* WHAT YOU SHOULD DO *
Everything in the listing except the pictures should be written out exactly.

* LISTING *
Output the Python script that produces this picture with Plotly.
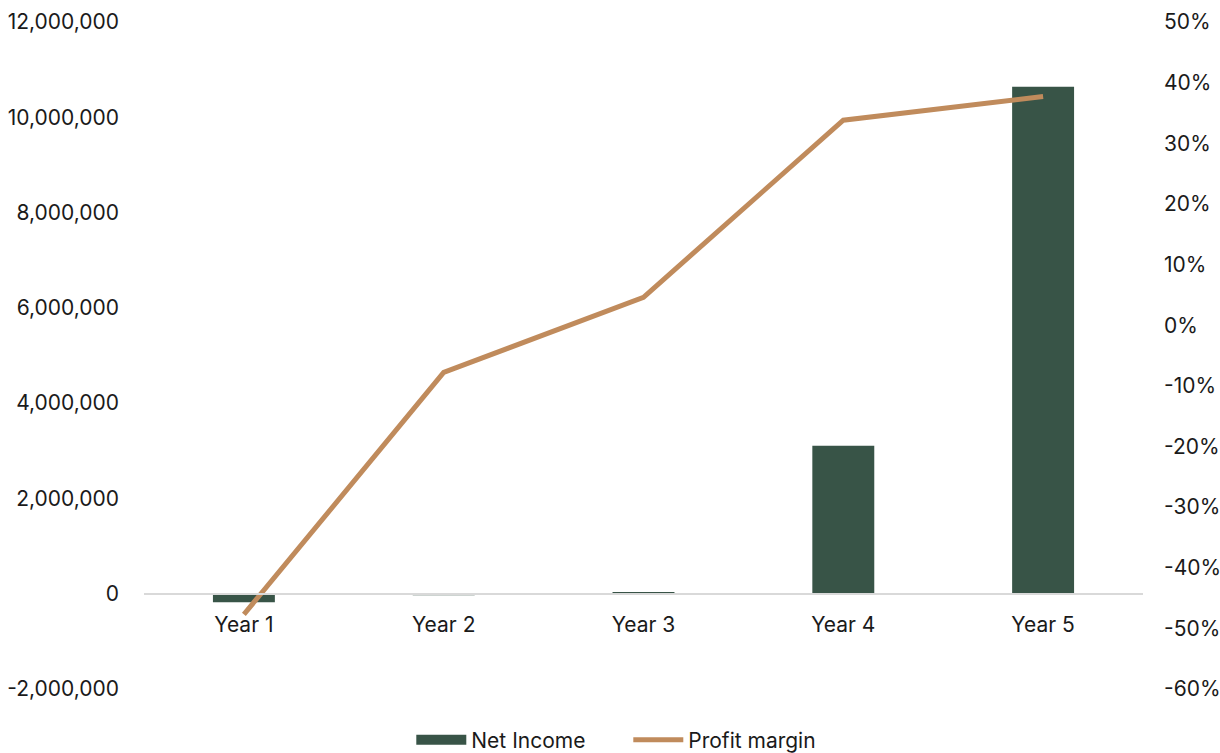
import plotly.graph_objects as go

# Five-year projection: net income (bars, left axis) and profit margin (line, right axis)
years = ["Year 1", "Year 2", "Year 3", "Year 4", "Year 5"]
net_income = [-178000, -30000, 30000, 3105000, 10640000]
profit_margin = [-0.477, -0.078, 0.046, 0.338, 0.377]

left_ticks = [-2000000, 0, 2000000, 4000000, 6000000, 8000000, 10000000, 12000000]
right_ticks = [-0.6, -0.5, -0.4, -0.3, -0.2, -0.1, 0.0, 0.1, 0.2, 0.3, 0.4, 0.5]

BAR_COLOR = "#385447"
LINE_COLOR = "#C08B5C"
FONT = "Inter, Noto Sans, sans-serif"

left_text = [f"{v:,}" for v in left_ticks]
right_text = [f"{round(v * 100)}%" for v in right_ticks]

fig = go.Figure()
fig.add_trace(go.Bar(
    x=years, y=net_income, name="Net Income",
    marker=dict(color=BAR_COLOR, line=dict(width=0)),
    yaxis="y", showlegend=False,
))
fig.add_trace(go.Scatter(
    x=years, y=profit_margin, name="Profit margin",
    mode="lines", line=dict(color=LINE_COLOR, width=5),
    yaxis="y2", showlegend=False,
))
# Legend entries: wide block swatch for bars, stroke for the line
fig.add_trace(go.Scatter(
    x=[None], y=[None], name="Net Income", mode="lines",
    line=dict(color=BAR_COLOR, width=15), yaxis="y",
))
fig.add_trace(go.Scatter(
    x=[None], y=[None], name="Profit margin", mode="lines",
    line=dict(color=LINE_COLOR, width=5), yaxis="y2",
))

zero_pos = (0 - left_ticks[0]) / (left_ticks[-1] - left_ticks[0])

fig.update_layout(
    width=1220, height=753,
    margin=dict(l=144, r=77, t=22, b=64, autoexpand=False),
    paper_bgcolor="white", plot_bgcolor="white",
    font=dict(family=FONT, size=21, color="#1a1a1a"),
    bargap=0.69,
    showlegend=True,
    legend=dict(orientation="h", xref="container", x=0.515, xanchor="center",
                y=-0.046, yanchor="top",
                font=dict(size=21), itemwidth=50, traceorder="normal",
                entrywidth=152, tracegroupgap=0),
    xaxis=dict(
        anchor="free", position=zero_pos,
        showline=True, linecolor="#d9d9d9", linewidth=2,
        showgrid=False, ticks="", ticklabelstandoff=12,
    ),
    yaxis=dict(
        range=[left_ticks[0], left_ticks[-1]],
        tickvals=left_ticks, ticktext=left_text,
        showgrid=False, zeroline=False, showline=False,
        ticklabelstandoff=24,
    ),
    yaxis2=dict(
        range=[right_ticks[0], right_ticks[-1]],
        tickvals=right_ticks, ticktext=right_text,
        overlaying="y", side="right",
        showgrid=False, zeroline=False, showline=False,
        ticklabelstandoff=20,
    ),
)

fig.write_html("out.html")
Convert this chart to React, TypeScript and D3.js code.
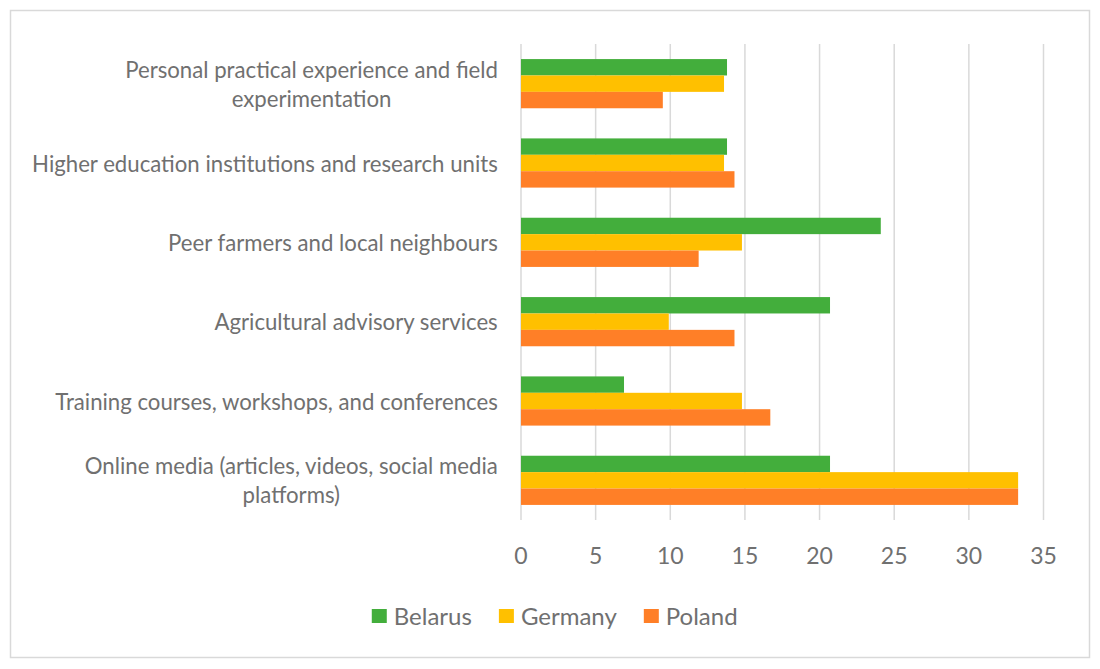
import React from "react";
import * as d3 from "d3";

const categories = [
  "Personal practical experience and field experimentation",
  "Higher education institutions and research units",
  "Peer farmers and local neighbours",
  "Agricultural advisory services",
  "Training courses, workshops, and conferences",
  "Online media (articles, videos, social media platforms)",
];
const seriesNames = ["Belarus", "Germany", "Poland"];
const belarus = [13.8, 13.8, 24.1, 20.7, 6.9, 20.7];
const germany = [13.6, 13.6, 14.8, 9.9, 14.8, 33.3];
const poland = [9.5, 14.3, 11.9, 14.3, 16.7, 33.3];
const seriesValues = [belarus, germany, poland];
const colors = ["#43ae3c", "#ffc000", "#ff7f27"];
const xTicks = [0, 5, 10, 15, 20, 25, 30, 35];

const W = 1100;
const H = 669;
const FONT = "Lato, 'Open Sans', sans-serif";
const TEXT = "#707070";

let measureCtx: CanvasRenderingContext2D | null = null;
function measure(text: string, size: number): number {
  if (!measureCtx) {
    const c = document.createElement("canvas");
    measureCtx = c.getContext("2d");
  }
  if (!measureCtx) return text.length * size * 0.48;
  measureCtx.font = `${size}px Lato`;
  return measureCtx.measureText(text).width;
}

function wrap(text: string, maxW: number, size: number): string[] {
  const words = text.split(" ");
  const lines: string[] = [];
  let cur = "";
  for (const w of words) {
    const t = cur ? cur + " " + w : w;
    if (measure(t, size) > maxW && cur) {
      lines.push(cur);
      cur = w;
    } else cur = t;
  }
  if (cur) lines.push(cur);
  return lines;
}

export default function App() {
  const x = d3.scaleLinear().domain([0, 35]).range([521, 1043.5]);
  const y = d3
    .scaleBand<string>()
    .domain(categories)
    .range([44, 520])
    .paddingInner(0.38)
    .paddingOuter(0.19);
  const ys = d3
    .scaleBand<string>()
    .domain(seriesNames)
    .range([0, y.bandwidth()]);

  const labelSize = 22.2;
  const tickSize = 23;
  const legendSize = 24;
  const labelRight = 498;

  // legend layout
  const sqW = 15;
  const sqH = 14;
  const gapSq = 7;
  const gapItem = 27;
  const widths = seriesNames.map((s) => sqW + gapSq + measure(s, legendSize));
  const totalW = d3.sum(widths) + gapItem * (seriesNames.length - 1);
  let lx = 554.7 - totalW / 2;
  const legendX = widths.map((w) => {
    const v = lx;
    lx += w + gapItem;
    return v;
  });

  return (
    <div style={{ position: "fixed", left: 0, top: 0 }}>
      <svg width={W} height={H} style={{ display: "block", fontFamily: FONT }}>
        <rect x={0} y={0} width={W} height={H} fill="#ffffff" />
        <rect
          x={10.5}
          y={10.5}
          width={1079}
          height={647}
          fill="#ffffff"
          stroke="#d9d9d9"
          strokeWidth={1.5}
        />
        {xTicks.map((t) => (
          <line
            key={"g" + t}
            x1={x(t)}
            x2={x(t)}
            y1={44}
            y2={520}
            stroke="#d9d9d9"
            strokeWidth={1.5}
          />
        ))}
        {categories.map((c, ci) => (
          <g key={c} transform={`translate(0,${y(c)})`}>
            {seriesNames.map((s, si) => (
              <rect
                key={s}
                x={x(0)}
                y={ys(s)}
                width={x(seriesValues[si][ci]) - x(0)}
                height={ys.bandwidth()}
                fill={colors[si]}
              />
            ))}
          </g>
        ))}
        {categories.map((c) => {
          const lines = wrap(c, 470, labelSize);
          const maxW = d3.max(lines, (l) => measure(l, labelSize)) as number;
          const cx = labelRight - maxW / 2;
          const cy = (y(c) as number) + y.bandwidth() / 2;
          const lh = 29;
          return (
            <text
              key={"l" + c}
              textAnchor="middle"
              fontSize={labelSize}
              fill={TEXT}
            >
              {lines.map((ln, i) => (
                <tspan
                  key={i}
                  x={cx}
                  y={cy + (i - (lines.length - 1) / 2) * lh}
                  dominantBaseline="central"
                >
                  {ln}
                </tspan>
              ))}
            </text>
          );
        })}
        {xTicks.map((t) => (
          <text
            key={"t" + t}
            x={x(t)}
            y={555}
            textAnchor="middle"
            dominantBaseline="central"
            fontSize={tickSize}
            fill={TEXT}
          >
            {t}
          </text>
        ))}
        {seriesNames.map((s, i) => (
          <g key={"lg" + s}>
            <rect x={legendX[i]} y={609} width={sqW} height={sqH} fill={colors[i]} />
            <text
              x={legendX[i] + sqW + gapSq}
              y={615}
              dominantBaseline="central"
              fontSize={legendSize}
              fill={TEXT}
            >
              {s}
            </text>
          </g>
        ))}
      </svg>
    </div>
  );
}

* TASK RESPONSE *
Output the Python script that produces this picture with Plotly.
import plotly.graph_objects as go

# Five-year projection: net income (bars, left axis) and profit margin (line, right axis)
years = ["Year 1", "Year 2", "Year 3", "Year 4", "Year 5"]
net_income = [-178000, -30000, 30000, 3105000, 10640000]
profit_margin = [-0.477, -0.078, 0.046, 0.338, 0.377]

left_ticks = [-2000000, 0, 2000000, 4000000, 6000000, 8000000, 10000000, 12000000]
right_ticks = [-0.6, -0.5, -0.4, -0.3, -0.2, -0.1, 0.0, 0.1, 0.2, 0.3, 0.4, 0.5]

BAR_COLOR = "#385447"
LINE_COLOR = "#C08B5C"
FONT = "Inter, Noto Sans, sans-serif"

left_text = [f"{v:,}" for v in left_ticks]
right_text = [f"{round(v * 100)}%" for v in right_ticks]

fig = go.Figure()
fig.add_trace(go.Bar(
    x=years, y=net_income, name="Net Income",
    marker=dict(color=BAR_COLOR, line=dict(width=0)),
    yaxis="y", showlegend=False,
))
fig.add_trace(go.Scatter(
    x=years, y=profit_margin, name="Profit margin",
    mode="lines", line=dict(color=LINE_COLOR, width=5),
    yaxis="y2", showlegend=False,
))
# Legend entries: wide block swatch for bars, stroke for the line
fig.add_trace(go.Scatter(
    x=[None], y=[None], name="Net Income", mode="lines",
    line=dict(color=BAR_COLOR, width=15), yaxis="y",
))
fig.add_trace(go.Scatter(
    x=[None], y=[None], name="Profit margin", mode="lines",
    line=dict(color=LINE_COLOR, width=5), yaxis="y2",
))

zero_pos = (0 - left_ticks[0]) / (left_ticks[-1] - left_ticks[0])

fig.update_layout(
    width=1220, height=753,
    margin=dict(l=144, r=77, t=22, b=64, autoexpand=False),
    paper_bgcolor="white", plot_bgcolor="white",
    font=dict(family=FONT, size=21, color="#1a1a1a"),
    bargap=0.69,
    showlegend=True,
    legend=dict(orientation="h", xref="container", x=0.515, xanchor="center",
                y=-0.046, yanchor="top",
                font=dict(size=21), itemwidth=50, traceorder="normal",
                entrywidth=152, tracegroupgap=0),
    xaxis=dict(
        anchor="free", position=zero_pos,
        showline=True, linecolor="#d9d9d9", linewidth=2,
        showgrid=False, ticks="", ticklabelstandoff=12,
    ),
    yaxis=dict(
        range=[left_ticks[0], left_ticks[-1]],
        tickvals=left_ticks, ticktext=left_text,
        showgrid=False, zeroline=False, showline=False,
        ticklabelstandoff=24,
    ),
    yaxis2=dict(
        range=[right_ticks[0], right_ticks[-1]],
        tickvals=right_ticks, ticktext=right_text,
        overlaying="y", side="right",
        showgrid=False, zeroline=False, showline=False,
        ticklabelstandoff=20,
    ),
)

fig.write_html("out.html")
Convert this chart to React, TypeScript and D3.js code.
import React from "react";
import * as d3 from "d3";

const categories = [
  "Personal practical experience and field experimentation",
  "Higher education institutions and research units",
  "Peer farmers and local neighbours",
  "Agricultural advisory services",
  "Training courses, workshops, and conferences",
  "Online media (articles, videos, social media platforms)",
];
const seriesNames = ["Belarus", "Germany", "Poland"];
const belarus = [13.8, 13.8, 24.1, 20.7, 6.9, 20.7];
const germany = [13.6, 13.6, 14.8, 9.9, 14.8, 33.3];
const poland = [9.5, 14.3, 11.9, 14.3, 16.7, 33.3];
const seriesValues = [belarus, germany, poland];
const colors = ["#43ae3c", "#ffc000", "#ff7f27"];
const xTicks = [0, 5, 10, 15, 20, 25, 30, 35];

const W = 1100;
const H = 669;
const FONT = "Lato, 'Open Sans', sans-serif";
const TEXT = "#707070";

let measureCtx: CanvasRenderingContext2D | null = null;
function measure(text: string, size: number): number {
  if (!measureCtx) {
    const c = document.createElement("canvas");
    measureCtx = c.getContext("2d");
  }
  if (!measureCtx) return text.length * size * 0.48;
  measureCtx.font = `${size}px Lato`;
  return measureCtx.measureText(text).width;
}

function wrap(text: string, maxW: number, size: number): string[] {
  const words = text.split(" ");
  const lines: string[] = [];
  let cur = "";
  for (const w of words) {
    const t = cur ? cur + " " + w : w;
    if (measure(t, size) > maxW && cur) {
      lines.push(cur);
      cur = w;
    } else cur = t;
  }
  if (cur) lines.push(cur);
  return lines;
}

export default function App() {
  const x = d3.scaleLinear().domain([0, 35]).range([521, 1043.5]);
  const y = d3
    .scaleBand<string>()
    .domain(categories)
    .range([44, 520])
    .paddingInner(0.38)
    .paddingOuter(0.19);
  const ys = d3
    .scaleBand<string>()
    .domain(seriesNames)
    .range([0, y.bandwidth()]);

  const labelSize = 22.2;
  const tickSize = 23;
  const legendSize = 24;
  const labelRight = 498;

  // legend layout
  const sqW = 15;
  const sqH = 14;
  const gapSq = 7;
  const gapItem = 27;
  const widths = seriesNames.map((s) => sqW + gapSq + measure(s, legendSize));
  const totalW = d3.sum(widths) + gapItem * (seriesNames.length - 1);
  let lx = 554.7 - totalW / 2;
  const legendX = widths.map((w) => {
    const v = lx;
    lx += w + gapItem;
    return v;
  });

  return (
    <div style={{ position: "fixed", left: 0, top: 0 }}>
      <svg width={W} height={H} style={{ display: "block", fontFamily: FONT }}>
        <rect x={0} y={0} width={W} height={H} fill="#ffffff" />
        <rect
          x={10.5}
          y={10.5}
          width={1079}
          height={647}
          fill="#ffffff"
          stroke="#d9d9d9"
          strokeWidth={1.5}
        />
        {xTicks.map((t) => (
          <line
            key={"g" + t}
            x1={x(t)}
            x2={x(t)}
            y1={44}
            y2={520}
            stroke="#d9d9d9"
            strokeWidth={1.5}
          />
        ))}
        {categories.map((c, ci) => (
          <g key={c} transform={`translate(0,${y(c)})`}>
            {seriesNames.map((s, si) => (
              <rect
                key={s}
                x={x(0)}
                y={ys(s)}
                width={x(seriesValues[si][ci]) - x(0)}
                height={ys.bandwidth()}
                fill={colors[si]}
              />
            ))}
          </g>
        ))}
        {categories.map((c) => {
          const lines = wrap(c, 470, labelSize);
          const maxW = d3.max(lines, (l) => measure(l, labelSize)) as number;
          const cx = labelRight - maxW / 2;
          const cy = (y(c) as number) + y.bandwidth() / 2;
          const lh = 29;
          return (
            <text
              key={"l" + c}
              textAnchor="middle"
              fontSize={labelSize}
              fill={TEXT}
            >
              {lines.map((ln, i) => (
                <tspan
                  key={i}
                  x={cx}
                  y={cy + (i - (lines.length - 1) / 2) * lh}
                  dominantBaseline="central"
                >
                  {ln}
                </tspan>
              ))}
            </text>
          );
        })}
        {xTicks.map((t) => (
          <text
            key={"t" + t}
            x={x(t)}
            y={555}
            textAnchor="middle"
            dominantBaseline="central"
            fontSize={tickSize}
            fill={TEXT}
          >
            {t}
          </text>
        ))}
        {seriesNames.map((s, i) => (
          <g key={"lg" + s}>
            <rect x={legendX[i]} y={609} width={sqW} height={sqH} fill={colors[i]} />
            <text
              x={legendX[i] + sqW + gapSq}
              y={615}
              dominantBaseline="central"
              fontSize={legendSize}
              fill={TEXT}
            >
              {s}
            </text>
          </g>
        ))}
      </svg>
    </div>
  );
}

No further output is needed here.